Classic Series Daleks Customs Collection Tour – 1960s era Daleks

Welcome to the next instalment in this series of Dalek customs showcases, a tour through my collection of custom-painted Classic Series Daleks. Moving on from the inmates of the Dalek Asylum, this feature includes a tour of my collection of 1960s-era Dalek customs. All of these customs are made by me unless stated otherwise in the description.

Classic 1960s Dalek Figure from The Daleks:

This first figure may seem like an odd choice for a custom, since Dead Planet Daleks exist as a standard figure. However, their most common appearance is in the Dalek Collector Set #1, which is now a very rare box set – the asking price for them has rocketed to over £50, in some places as high as £100. Since not everyone has that kind of money, it made  more sense to me to buy a Dalek Collector Set #2, re-base the Dalek Saucer Commander and use silver Humbrol paint to complete the detail, so that is exactly what I did. Unlike my Asylum variant, this Dalek does not feature a ‘mutant reveal’, but it looks like the genuine article and that is really all you can ask for in a custom.

Dalek Saucer Commander and Dalek Supreme Figures from The Dalek Invasion of Earth:

Like the figure of the original The Dead Planet Dalek, there exists a genuine figure of the Dalek Supreme from The Dalek Invasion of Earth, but it is rare and only comes in a two-pack with the First Doctor. As such, I simply painted the remaining silver parts on a spare Dalek Saucer Commander to create a facsimile of the genuine article. Interestingly enough, this isn’t far from what the actual Doctor Who production team did during the making of this episode, since the Dalek Saucer Commander only appears in the colour scheme that it has because it was originally supposed to be the Dalek Supreme, but they hadn’t finished painting the prop when it came time for filming, so they just used it as it was. This explains why the Dalek Saucer Commander disappears and is replaced by the Supreme midway through the story.
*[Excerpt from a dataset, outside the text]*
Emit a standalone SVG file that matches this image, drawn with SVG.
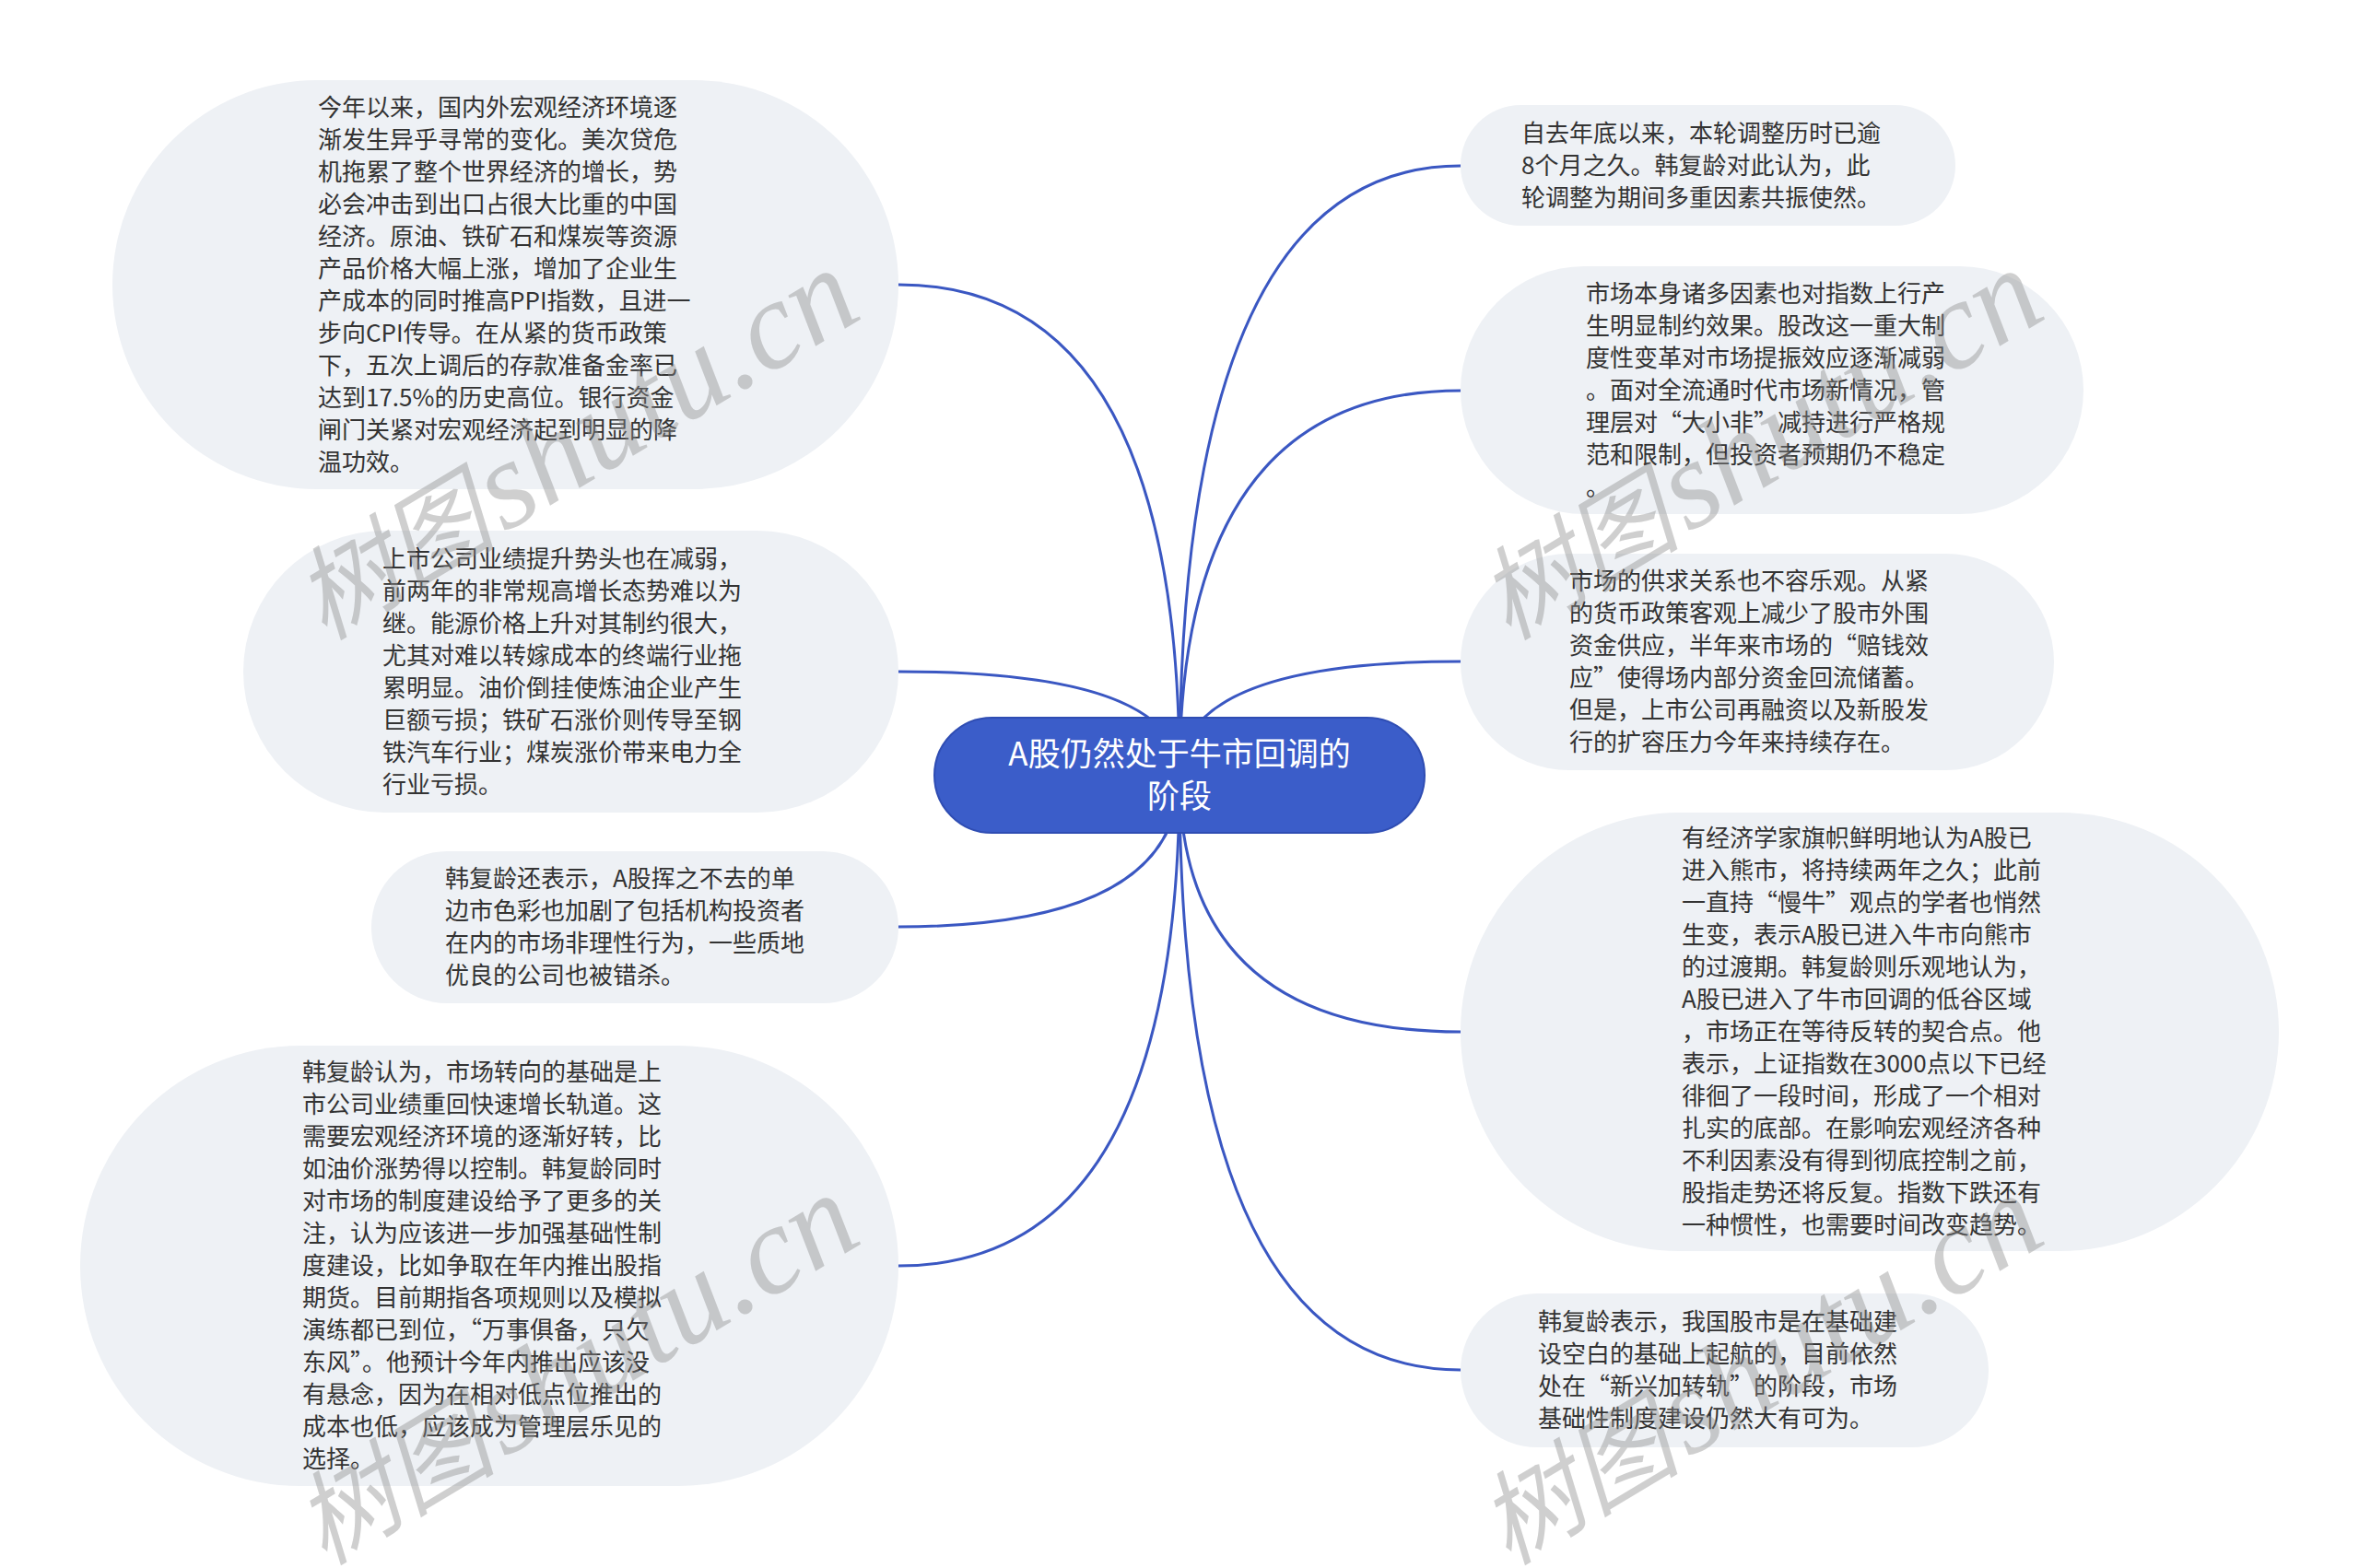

Dalek and Dalek Supreme from The Daleks’ Master Plan, and Emperor’s Guard from The Evil of the Daleks:

Although there is some debate over what colour this Dalek Supreme from The Daleks’ Master Plan is actually supposed to be, the most common (and technically correct) view is that it is black, since that is the colour that the original prop was. And it looks fantastic next to the Emperor’s Guard and Standard Dalek, so that works as part of this collection. This is another custom that is cheap and easy to do, since all I used was a standard Emperor’s Guard and some black Citadel Paint to give the lower section a new coat, and light blue Citadel Paint to cover any marks on the spheres. Overall, this is such a simple custom that gives a great result with minimal effort required, and definitely one that I would recommend to first-time Dalek painters.

Classic Series 9 Dalek Figures:

Although not technically 1960s Daleks, the variants of the classic Daleks seen in The Magician’s Apprentice / The Witches’ Familiar are displayed in the same place on my shelf mostly just to bolster the ranks of my 1960s-era Daleks, and also because they appear at first glance to be identical to other Daleks of the era. However, minor differences set these particular Daleks apart, particularly the bright blue used on the midsection and the blue New Series style eyestalks. The Emperor’s Guard figure is a representation of a Dalek briefly seen at the end of the two-parter, as one of the Daleks that corners Missy as the city around them crumbles. Allegedly, this Dalek exists due to a mistake, since the black-domed head of an Emperor’s Guard Dalek was accidentally placed atop a slatless The Dead Planet style body, creating a whole new variety of 1960s-era Dalek that had never been seen before on screen. Again, these customs are very easy, as all that is required are Emperor’s Guard and Saucer Commander Daleks, some silver and blue paint, and a blue Sharpee for the eyestalks.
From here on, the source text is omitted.